Der Architekt Eckhard Feddersen plant seit vielen Jahren Pflegeheime. Ein wichtiger Aspekt seiner Arbeit ist es, den individuellen Bedürfnissen der Bewohner gerecht zu werden. Im folgenden Interview (Teil 1) gibt der Berliner Architekt Einblicke in die Planung und Entwicklung von Bewohnerzimmern:

  1. Herr Feddersen, vor vier Jahren haben wir Sie schon einmal zum Thema „Planung von Pflegeheimen und Bewohnerzimmern“ interviewt. Was hat sich aus Ihrer Sicht in der Zwischenzeit getan?

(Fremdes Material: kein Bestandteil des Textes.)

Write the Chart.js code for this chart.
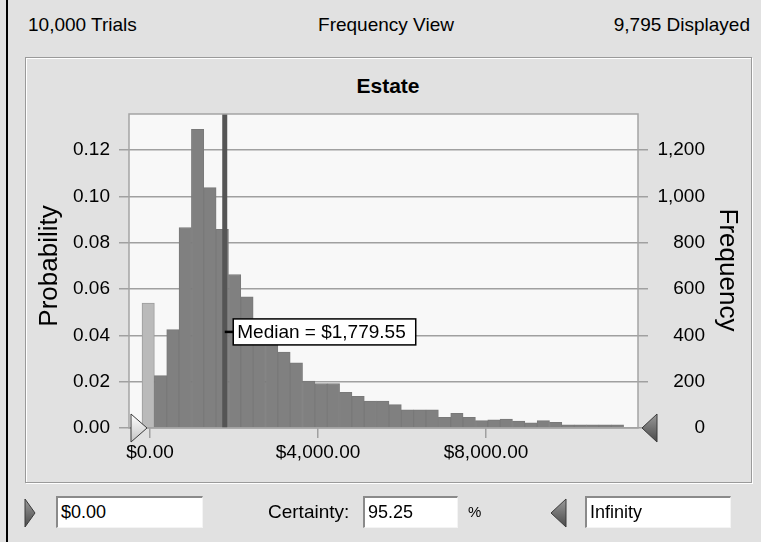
<!DOCTYPE html>
<html>
<head>
<meta charset="utf-8">
<script src="https://cdn.jsdelivr.net/npm/chart.js@4.4.0/dist/chart.umd.min.js"></script>
<style>
  html, body { margin: 0; padding: 0; background: #e1e1e1; }
  #wrap { position: relative; width: 761px; height: 542px; overflow: hidden;
          font-family: 'Liberation Sans', Arial, sans-serif; color: #000; }
  .edge { position: absolute; left: 6px; top: 0; width: 2px; height: 542px; background: #000; }
  .panel { position: absolute; left: 25px; top: 57px; width: 725px; height: 424px;
           border: 1px solid #9a9a9a; box-shadow: inset 1px 1px 0 #fff, 1px 1px 0 #fff; }
  .txt { position: absolute; font-size: 19px; line-height: 22px; white-space: nowrap; }
  .title { position: absolute; left: 388px; top: 74px; transform: translateX(-50%);
           font-size: 21px; font-weight: bold; line-height: 24px; }
  .box { position: absolute; top: 496px; height: 32px; box-sizing: border-box; background: #fff;
         border-top: 2px solid #8a8a8a; border-left: 2px solid #8a8a8a;
         border-right: 1px solid #f4f4f4; border-bottom: 1px solid #f4f4f4;
         font-size: 18px; line-height: 28px; padding-left: 3px; white-space: nowrap; }
  canvas { position: absolute; left: 0; top: 0; }
</style>
</head>
<body>
<div id="wrap">
  <div class="edge"></div>
  <div class="panel"></div>
  <div class="txt" style="left:28px; top:14px;">10,000 Trials</div>
  <div class="txt" style="left:386px; top:14px; transform:translateX(-50%);">Frequency View</div>
  <div class="txt" style="right:11px; top:14px;">9,795 Displayed</div>
  <div class="title">Estate</div>
  <canvas id="mainChart" width="761" height="542"></canvas>
  <div class="box" style="left:56px; width:147px;">$0.00</div>
  <div class="txt" style="left:268px; top:501px;">Certainty:</div>
  <div class="box" style="left:363px; width:95px;">95.25</div>
  <div class="txt" style="left:468px; top:501px; font-size:15px;">%</div>
  <div class="box" style="left:585px; width:146px;">Infinity</div>
</div>
<script>
// --- dữ liệu ---
const binCenters = [-43, 251, 545, 839, 1133, 1427, 1721, 2015, 2309, 2603,
                    2897, 3191, 3485, 3779, 4073, 4367, 4661, 4955, 5249, 5543,
                    5837, 6131, 6425, 6719, 7013, 7307, 7601, 7895, 8189, 8483,
                    8777, 9071, 9365, 9659, 9953, 10247, 10541, 10835, 11129];
const frequencies = [540, 226, 425, 866, 1290, 1038, 858, 663, 566, 450,
                     385, 328, 281, 203, 192, 192, 154, 137, 116, 116,
                     101, 78, 78, 78, 46, 63, 46, 32, 35, 38,
                     30, 22, 32, 24, 14, 14, 14, 14, 14];
const probTicks = [0, 0.02, 0.04, 0.06, 0.08, 0.10, 0.12];
const freqTicks = [0, 200, 400, 600, 800, 1000, 1200];
const valueTicks = [0, 4000, 8000];
const trials = 10000;
const medianValue = 1779.55;
const certaintyMin = 0;

// khung trục
const X_MIN = -500, X_MAX = 11619;
const FREQ_MAX = 1356;
const FONT = '"Liberation Sans", Arial, sans-serif';

function money(v) {
    return '$' + v.toLocaleString('en-US', { minimumFractionDigits: 2, maximumFractionDigits: 2 });
}

// vẽ tam giác (con trỏ kéo)
function tri(ctx, tipX, tipY, baseX, half, light) {
    const g = ctx.createLinearGradient(0, tipY - half, 0, tipY + half);
    if (light) { g.addColorStop(0, '#ffffff'); g.addColorStop(1, '#c4c4c4'); }
    else { g.addColorStop(0, '#9a9a9a'); g.addColorStop(1, '#4a4a4a'); }
    ctx.beginPath();
    ctx.moveTo(tipX, tipY);
    ctx.lineTo(baseX, tipY - half);
    ctx.lineTo(baseX, tipY + half);
    ctx.closePath();
    ctx.fillStyle = g;
    ctx.fill();
    ctx.strokeStyle = '#3a3a3a';
    ctx.lineWidth = 1;
    ctx.stroke();
}

const plotDecor = {
    id: 'plotDecor',
    beforeDraw(chart) {
        const { ctx, chartArea: a } = chart;
        ctx.save();
        ctx.fillStyle = '#f8f8f8';
        ctx.fillRect(a.left, a.top, a.right - a.left, a.bottom - a.top);
        ctx.restore();
    },
    afterDatasetsDraw(chart) {
        const { ctx, chartArea: a, scales } = chart;
        const mx = scales.x.getPixelForValue(medianValue);
        ctx.save();
        // đường median
        ctx.strokeStyle = '#555555';
        ctx.lineWidth = 5;
        ctx.beginPath();
        ctx.moveTo(mx, a.top);
        ctx.lineTo(mx, a.bottom);
        ctx.stroke();

        // nhãn median
        const ly = a.top + (a.bottom - a.top) * 0.694;
        const label = 'Median = ' + money(medianValue);
        ctx.font = '19px ' + FONT;
        const tw = ctx.measureText(label).width;
        const bx = mx + 8.5, bw = tw + 14, bh = 26;
        ctx.strokeStyle = '#000';
        ctx.lineWidth = 2.5;
        ctx.beginPath();
        ctx.moveTo(mx, ly);
        ctx.lineTo(bx, ly);
        ctx.stroke();
        ctx.fillStyle = '#fff';
        ctx.fillRect(bx, ly - bh / 2, bw, bh);
        ctx.lineWidth = 1.5;
        ctx.strokeRect(bx, ly - bh / 2, bw, bh);
        ctx.fillStyle = '#000';
        ctx.textBaseline = 'middle';
        ctx.fillText(label, bx + 4, ly + 1);

        // viền vùng vẽ
        ctx.strokeStyle = '#a4a4a4';
        ctx.lineWidth = 1.5;
        ctx.strokeRect(a.left, a.top, a.right - a.left, a.bottom - a.top);
        ctx.restore();
    },
    afterDraw(chart) {
        const { ctx, chartArea: a, scales } = chart;
        ctx.save();
        // con trỏ trên trục x
        const x0 = scales.x.getPixelForValue(certaintyMin);
        tri(ctx, x0 - 3, a.bottom, x0 - 19, 14, true);
        tri(ctx, a.right + 4, a.bottom, a.right + 19, 14, false);
        // con trỏ dưới chân
        tri(ctx, 35, 513, 25, 14, false);
        tri(ctx, 551, 513, 566, 14, false);

        // tiêu đề trục
        ctx.fillStyle = '#000';
        ctx.font = '26px ' + FONT;
        ctx.textAlign = 'center';
        ctx.textBaseline = 'middle';
        ctx.save();
        ctx.translate(50, 266);
        ctx.rotate(-Math.PI / 2);
        ctx.fillText('Probability', 0, 0);
        ctx.restore();
        ctx.save();
        ctx.translate(727, 270);
        ctx.rotate(Math.PI / 2);
        ctx.fillText('Frequency', 0, 0);
        ctx.restore();
        ctx.restore();
    }
};

function initChart() {
    const ctx = document.getElementById('mainChart').getContext('2d');
    new Chart(ctx, {
        type: 'bar',
        data: {
            datasets: [{
                label: 'Estate',
                data: binCenters.map((c, i) => ({ x: c, y: frequencies[i] })),
                backgroundColor: (c) => binCenters[c.dataIndex] < certaintyMin ? '#bababa' : '#808080',
                borderColor: (c) => binCenters[c.dataIndex] < certaintyMin ? '#9c9c9c' : '#797979',
                borderWidth: 1,
                barPercentage: 1,
                categoryPercentage: 1,
                xAxisID: 'x',
                yAxisID: 'y1'
            }]
        },
        options: {
            responsive: false,
            animation: false,
            events: [],
            layout: { padding: { left: 0, right: 56, top: 114, bottom: 0 } },
            plugins: { legend: { display: false }, tooltip: { enabled: false } },
            scales: {
                x: {
                    type: 'linear',
                    position: 'bottom',
                    min: X_MIN, max: X_MAX,
                    offset: false,
                    afterBuildTicks: s => { s.ticks = valueTicks.map(v => ({ value: v })); },
                    afterFit: s => { s.height = 114; },
                    grid: { offset: false, drawOnChartArea: false, tickLength: 10, color: '#a0a0a0', lineWidth: 1.5 },
                    border: { display: false },
                    ticks: { color: '#000', font: { size: 19, family: FONT }, padding: 3, maxRotation: 0,
                             callback: v => money(v) }
                },
                y: {
                    type: 'linear',
                    position: 'left',
                    min: 0, max: FREQ_MAX / trials,
                    afterBuildTicks: s => { s.ticks = probTicks.map(v => ({ value: v })); },
                    afterFit: s => { s.width = 129; },
                    grid: { color: '#a0a0a0', lineWidth: 1.5, tickLength: 10 },
                    border: { display: false },
                    ticks: { color: '#000', font: { size: 19, family: FONT }, padding: 9,
                             callback: v => v.toFixed(2) }
                },
                y1: {
                    type: 'linear',
                    position: 'right',
                    min: 0, max: FREQ_MAX,
                    afterBuildTicks: s => { s.ticks = freqTicks.map(v => ({ value: v })); },
                    afterFit: s => { s.width = 67; },
                    grid: { drawOnChartArea: false, color: '#a0a0a0', lineWidth: 1.5, tickLength: 10 },
                    border: { display: false },
                    ticks: { color: '#000', font: { size: 19, family: FONT }, padding: 9, crossAlign: 'far',
                             callback: v => v.toLocaleString('en-US') }
                }
            }
        },
        plugins: [plotDecor]
    });
}

document.addEventListener('DOMContentLoaded', initChart);
</script>
</body>
</html>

Der allgemeine Trend zur Ambulantisierung wirkt sich auch auf die Planung von Pflegeheimen aus. Kleinere Gruppen, mehr Hausgemeinschaftskonzepte, insgesamt eine an die alltägliche Normalität angepasste Wohnlichkeit werden immer wichtiger. Das sind alles keine neuen Tendenzen, aber sie verstärken sich spürbar. Das Heim der Zukunft wird ein Versorgungsbaustein in einem vielfältigen Setting von Angebotsformen sein, die eng miteinander vernetzt sind. Um in diesem Umfeld gut bestehen zu können, sollten sich die Häuser frühzeitig anpassen: Eine wohnliche Atmosphäre, kleine familiäre Gruppen und eine enge Verknüpfung mit dem Umfeld – das sind für mich die großen Linien der Entwicklung.

 

  1. Was muss sich aus Ihrer Sicht noch in den Bewohnerzimmern von Pflegeheimen ändern?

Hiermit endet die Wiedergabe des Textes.